I tentativi del padre di far emergere la faziosità delle valutazioni dei Servizi e del C.T.U. erano rimasti infruttuosi sia presso il Tribunale per i minori, sia nel procedimento di reclamo innanzi alla Corte d’Appello: i giudici di entrambi i gradi non avevano accolto la richiesta del padre di rinnovare le indagini presso altre strutture pubbliche, non legate alla madre del minore, e mediante un perito imparziale.

Richiamando la nota sentenza Piazzi c/ Italia (sent. 2.11.2010, proc. n. 36168/09), la Corte di Giustizia UE ha ritenuto violato l’art. 8 della Convenzione Europea dei Diritti dell’Uomo che assicura il rispetto della vita privata e familiare.

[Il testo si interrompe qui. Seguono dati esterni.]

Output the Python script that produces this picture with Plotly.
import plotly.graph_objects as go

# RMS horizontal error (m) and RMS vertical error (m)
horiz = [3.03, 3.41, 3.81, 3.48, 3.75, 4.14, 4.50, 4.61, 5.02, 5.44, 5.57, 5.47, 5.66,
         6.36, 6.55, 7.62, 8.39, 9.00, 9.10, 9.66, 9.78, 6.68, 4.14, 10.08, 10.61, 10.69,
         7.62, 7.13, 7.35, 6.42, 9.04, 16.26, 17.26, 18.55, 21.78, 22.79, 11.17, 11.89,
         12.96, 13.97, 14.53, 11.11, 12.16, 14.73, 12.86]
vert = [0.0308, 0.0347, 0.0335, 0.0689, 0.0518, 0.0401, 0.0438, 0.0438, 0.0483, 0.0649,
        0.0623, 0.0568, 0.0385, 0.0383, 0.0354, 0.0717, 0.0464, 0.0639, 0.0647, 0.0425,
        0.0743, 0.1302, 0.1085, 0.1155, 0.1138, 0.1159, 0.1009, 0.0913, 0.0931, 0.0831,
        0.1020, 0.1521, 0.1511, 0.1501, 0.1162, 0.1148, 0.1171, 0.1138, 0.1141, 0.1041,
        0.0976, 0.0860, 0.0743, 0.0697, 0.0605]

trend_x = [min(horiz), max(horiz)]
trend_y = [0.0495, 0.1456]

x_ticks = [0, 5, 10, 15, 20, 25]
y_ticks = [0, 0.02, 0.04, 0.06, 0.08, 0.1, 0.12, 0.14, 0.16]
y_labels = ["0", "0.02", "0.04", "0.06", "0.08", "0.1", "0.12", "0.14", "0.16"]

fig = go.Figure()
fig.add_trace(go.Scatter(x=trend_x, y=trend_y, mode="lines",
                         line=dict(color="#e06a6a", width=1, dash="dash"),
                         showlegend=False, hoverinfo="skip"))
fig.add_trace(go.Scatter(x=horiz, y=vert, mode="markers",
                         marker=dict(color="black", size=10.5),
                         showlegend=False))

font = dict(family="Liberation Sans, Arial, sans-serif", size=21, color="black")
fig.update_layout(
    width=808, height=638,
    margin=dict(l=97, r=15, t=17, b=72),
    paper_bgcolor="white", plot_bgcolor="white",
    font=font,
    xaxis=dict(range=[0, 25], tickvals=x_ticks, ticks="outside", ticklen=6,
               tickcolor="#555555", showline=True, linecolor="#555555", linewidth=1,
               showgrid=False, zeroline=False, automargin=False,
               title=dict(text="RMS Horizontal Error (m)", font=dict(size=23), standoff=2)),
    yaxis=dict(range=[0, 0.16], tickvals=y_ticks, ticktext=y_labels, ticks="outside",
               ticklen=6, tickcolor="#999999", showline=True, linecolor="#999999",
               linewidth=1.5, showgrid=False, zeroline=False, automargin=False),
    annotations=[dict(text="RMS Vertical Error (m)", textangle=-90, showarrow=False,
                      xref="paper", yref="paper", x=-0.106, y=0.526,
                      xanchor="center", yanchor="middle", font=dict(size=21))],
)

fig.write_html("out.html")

Ad avviso del giudici di Strasburgo, l’art. 8 non prevede solo il divieto di ingerenza del potere pubblico nella vita privata dell’individuo, ma impone un obbligo positivo, e cioè lo Stato deve attivarsi per fare in modo che il diritto alle relazioni familiari venga effettivamente rispettato e trovi piena attuazione nell’interesse prioritario del minore, suo malgrado coinvolto nella vicenda separativa dei genitori.

Fonte: sentenza CEDU 17.11.2015 (caso Bondavalli c/ Italia N. 35532/12)

L’affidamento condiviso a scuola: modalità attuative

Accade spesso che i genitori separati o divorziati che non convivono con i figli riscontrino grandi difficoltà ad accedere alle informazioni scolastiche dei figli, poichè le informazioni passano attraverso il diario scolastico o colloqui individuali che vedono protagonista privilegiato il genitore convivente.

Sulla problematica è di recente intervenuto il Ministero dell’Istruzione, con una nota indirizzata alle  istituzioni scolastiche di ogni ordine e grado, nella quale vengono fornite indicazioni operative per la concreta attuazion in ambito scolastico dell’affidamento condiviso.

A titolo esemplificativo, il Ministero segnala alcune azioni amministrative che le istituzioni scolastiche possono porre in essere a tale scopo:

inoltro di tutte le comunicazioni – didattiche, disciplinari e di qualunque altra natura- anche al genitore separato/divorziato/ non convivente, sebbene non collocatario dello studente interessato;

– individuazione di modalità alternative al colloquio faccia a faccia, con il docente o dirigente scolastico e/o coordinatore di classe, quando il genitore interessato risieda in altra città o sia impossibilitato a presenziare personalmente;

attribuzione della password per l’accesso al registro elettronico, ove la scuola si sia dotata di strumenti informatici di comunicazione scuola/famiglia,, ed utilizzo di altre forme di informazione veloce ed immediata (sms o e-mail);

– richiesta della firma di entrambi i genitori in calce ai principali documenti (in particolare la pagella), qualora non siano in uso tecnologie elettroniche ma ancora moduli cartacei.

Significativo è soprattutto l’invito del Ministero alle istituzioni scolastiche a favorire la piena attuazione del principio della bigenitorialità, di cui si evidenzia la natura di diritto soggettivo del minore, ed a facilitare l’accesso alle informazioni relative all’andamento ed alla formazione scolastica del figlio da parte del genitore non convivente con il figlio, anche se non affidatario.

Fonte: Nota MIUR prot. 5336 del 2.9.2015 – “Indicazioni operative per la concreta attuazione in ambito scolastico della legge 54/2006 – Disposizioni in materia di separazione dei genitori e affidamento condiviso dei figli“.